Stored data =>
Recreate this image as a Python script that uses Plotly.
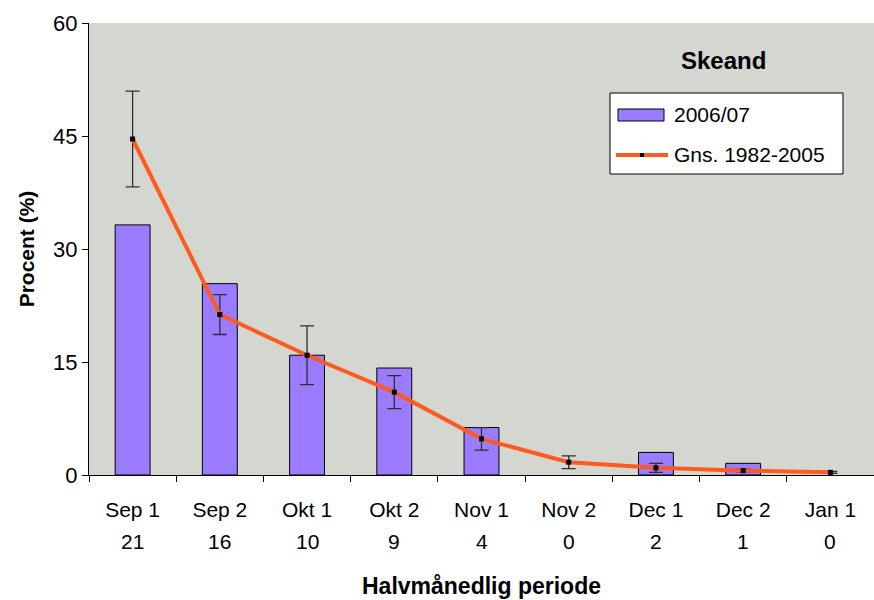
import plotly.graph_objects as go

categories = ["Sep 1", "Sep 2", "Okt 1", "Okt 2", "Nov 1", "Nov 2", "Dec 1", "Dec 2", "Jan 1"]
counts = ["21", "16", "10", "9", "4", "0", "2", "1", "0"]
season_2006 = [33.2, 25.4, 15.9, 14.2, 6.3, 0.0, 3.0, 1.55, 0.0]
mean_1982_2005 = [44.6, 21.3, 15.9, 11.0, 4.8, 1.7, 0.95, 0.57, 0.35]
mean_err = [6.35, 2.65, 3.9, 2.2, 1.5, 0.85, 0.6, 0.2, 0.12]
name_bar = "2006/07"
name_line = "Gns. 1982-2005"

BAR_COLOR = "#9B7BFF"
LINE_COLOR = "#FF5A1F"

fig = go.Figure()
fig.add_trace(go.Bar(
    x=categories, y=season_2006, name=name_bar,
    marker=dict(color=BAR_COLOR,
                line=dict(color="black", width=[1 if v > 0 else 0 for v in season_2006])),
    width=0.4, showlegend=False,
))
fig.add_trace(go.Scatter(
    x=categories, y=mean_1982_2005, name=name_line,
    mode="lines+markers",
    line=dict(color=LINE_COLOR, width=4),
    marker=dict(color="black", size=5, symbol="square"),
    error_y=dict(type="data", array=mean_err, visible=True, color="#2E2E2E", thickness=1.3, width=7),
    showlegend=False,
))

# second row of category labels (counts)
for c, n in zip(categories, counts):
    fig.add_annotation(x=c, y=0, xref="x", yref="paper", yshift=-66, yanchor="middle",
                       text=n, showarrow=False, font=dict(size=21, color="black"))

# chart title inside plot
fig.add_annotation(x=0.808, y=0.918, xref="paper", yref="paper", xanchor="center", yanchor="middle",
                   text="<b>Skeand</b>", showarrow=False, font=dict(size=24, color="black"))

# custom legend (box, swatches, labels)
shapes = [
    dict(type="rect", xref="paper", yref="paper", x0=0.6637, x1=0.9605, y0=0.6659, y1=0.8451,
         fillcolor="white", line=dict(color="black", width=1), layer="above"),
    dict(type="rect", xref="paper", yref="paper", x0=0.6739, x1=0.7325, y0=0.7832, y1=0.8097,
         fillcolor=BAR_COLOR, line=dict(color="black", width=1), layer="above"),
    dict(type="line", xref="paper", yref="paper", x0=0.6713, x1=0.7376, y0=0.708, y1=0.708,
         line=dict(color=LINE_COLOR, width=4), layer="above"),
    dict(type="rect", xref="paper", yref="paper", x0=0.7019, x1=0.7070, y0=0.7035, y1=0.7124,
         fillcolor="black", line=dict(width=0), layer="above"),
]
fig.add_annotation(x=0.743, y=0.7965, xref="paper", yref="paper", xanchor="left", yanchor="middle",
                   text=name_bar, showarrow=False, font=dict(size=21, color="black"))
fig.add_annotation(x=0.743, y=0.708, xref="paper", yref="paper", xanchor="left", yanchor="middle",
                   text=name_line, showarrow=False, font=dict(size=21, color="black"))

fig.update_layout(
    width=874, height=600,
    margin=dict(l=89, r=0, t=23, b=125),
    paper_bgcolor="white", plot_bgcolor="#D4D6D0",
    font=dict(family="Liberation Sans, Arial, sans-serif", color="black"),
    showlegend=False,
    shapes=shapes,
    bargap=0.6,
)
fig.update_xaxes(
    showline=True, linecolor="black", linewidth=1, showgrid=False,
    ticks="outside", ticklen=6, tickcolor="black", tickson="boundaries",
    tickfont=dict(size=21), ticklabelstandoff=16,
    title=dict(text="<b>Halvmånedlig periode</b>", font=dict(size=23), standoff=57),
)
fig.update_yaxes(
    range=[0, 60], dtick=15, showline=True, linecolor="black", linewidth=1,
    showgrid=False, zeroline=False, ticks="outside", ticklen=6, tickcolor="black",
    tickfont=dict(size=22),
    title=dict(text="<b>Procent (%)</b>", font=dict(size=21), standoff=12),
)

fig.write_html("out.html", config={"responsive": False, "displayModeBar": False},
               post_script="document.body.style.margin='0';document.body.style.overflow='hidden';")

Set task => Restate the data above word for word. Skip every picture.

Task response =>
Recreate this image as a Python script that uses Plotly.
import plotly.graph_objects as go

categories = ["Sep 1", "Sep 2", "Okt 1", "Okt 2", "Nov 1", "Nov 2", "Dec 1", "Dec 2", "Jan 1"]
counts = ["21", "16", "10", "9", "4", "0", "2", "1", "0"]
season_2006 = [33.2, 25.4, 15.9, 14.2, 6.3, 0.0, 3.0, 1.55, 0.0]
mean_1982_2005 = [44.6, 21.3, 15.9, 11.0, 4.8, 1.7, 0.95, 0.57, 0.35]
mean_err = [6.35, 2.65, 3.9, 2.2, 1.5, 0.85, 0.6, 0.2, 0.12]
name_bar = "2006/07"
name_line = "Gns. 1982-2005"

BAR_COLOR = "#9B7BFF"
LINE_COLOR = "#FF5A1F"

fig = go.Figure()
fig.add_trace(go.Bar(
    x=categories, y=season_2006, name=name_bar,
    marker=dict(color=BAR_COLOR,
                line=dict(color="black", width=[1 if v > 0 else 0 for v in season_2006])),
    width=0.4, showlegend=False,
))
fig.add_trace(go.Scatter(
    x=categories, y=mean_1982_2005, name=name_line,
    mode="lines+markers",
    line=dict(color=LINE_COLOR, width=4),
    marker=dict(color="black", size=5, symbol="square"),
    error_y=dict(type="data", array=mean_err, visible=True, color="#2E2E2E", thickness=1.3, width=7),
    showlegend=False,
))

# second row of category labels (counts)
for c, n in zip(categories, counts):
    fig.add_annotation(x=c, y=0, xref="x", yref="paper", yshift=-66, yanchor="middle",
                       text=n, showarrow=False, font=dict(size=21, color="black"))

# chart title inside plot
fig.add_annotation(x=0.808, y=0.918, xref="paper", yref="paper", xanchor="center", yanchor="middle",
                   text="<b>Skeand</b>", showarrow=False, font=dict(size=24, color="black"))

# custom legend (box, swatches, labels)
shapes = [
    dict(type="rect", xref="paper", yref="paper", x0=0.6637, x1=0.9605, y0=0.6659, y1=0.8451,
         fillcolor="white", line=dict(color="black", width=1), layer="above"),
    dict(type="rect", xref="paper", yref="paper", x0=0.6739, x1=0.7325, y0=0.7832, y1=0.8097,
         fillcolor=BAR_COLOR, line=dict(color="black", width=1), layer="above"),
    dict(type="line", xref="paper", yref="paper", x0=0.6713, x1=0.7376, y0=0.708, y1=0.708,
         line=dict(color=LINE_COLOR, width=4), layer="above"),
    dict(type="rect", xref="paper", yref="paper", x0=0.7019, x1=0.7070, y0=0.7035, y1=0.7124,
         fillcolor="black", line=dict(width=0), layer="above"),
]
fig.add_annotation(x=0.743, y=0.7965, xref="paper", yref="paper", xanchor="left", yanchor="middle",
                   text=name_bar, showarrow=False, font=dict(size=21, color="black"))
fig.add_annotation(x=0.743, y=0.708, xref="paper", yref="paper", xanchor="left", yanchor="middle",
                   text=name_line, showarrow=False, font=dict(size=21, color="black"))

fig.update_layout(
    width=874, height=600,
    margin=dict(l=89, r=0, t=23, b=125),
    paper_bgcolor="white", plot_bgcolor="#D4D6D0",
    font=dict(family="Liberation Sans, Arial, sans-serif", color="black"),
    showlegend=False,
    shapes=shapes,
    bargap=0.6,
)
fig.update_xaxes(
    showline=True, linecolor="black", linewidth=1, showgrid=False,
    ticks="outside", ticklen=6, tickcolor="black", tickson="boundaries",
    tickfont=dict(size=21), ticklabelstandoff=16,
    title=dict(text="<b>Halvmånedlig periode</b>", font=dict(size=23), standoff=57),
)
fig.update_yaxes(
    range=[0, 60], dtick=15, showline=True, linecolor="black", linewidth=1,
    showgrid=False, zeroline=False, ticks="outside", ticklen=6, tickcolor="black",
    tickfont=dict(size=22),
    title=dict(text="<b>Procent (%)</b>", font=dict(size=21), standoff=12),
)

fig.write_html("out.html", config={"responsive": False, "displayModeBar": False},
               post_script="document.body.style.margin='0';document.body.style.overflow='hidden';")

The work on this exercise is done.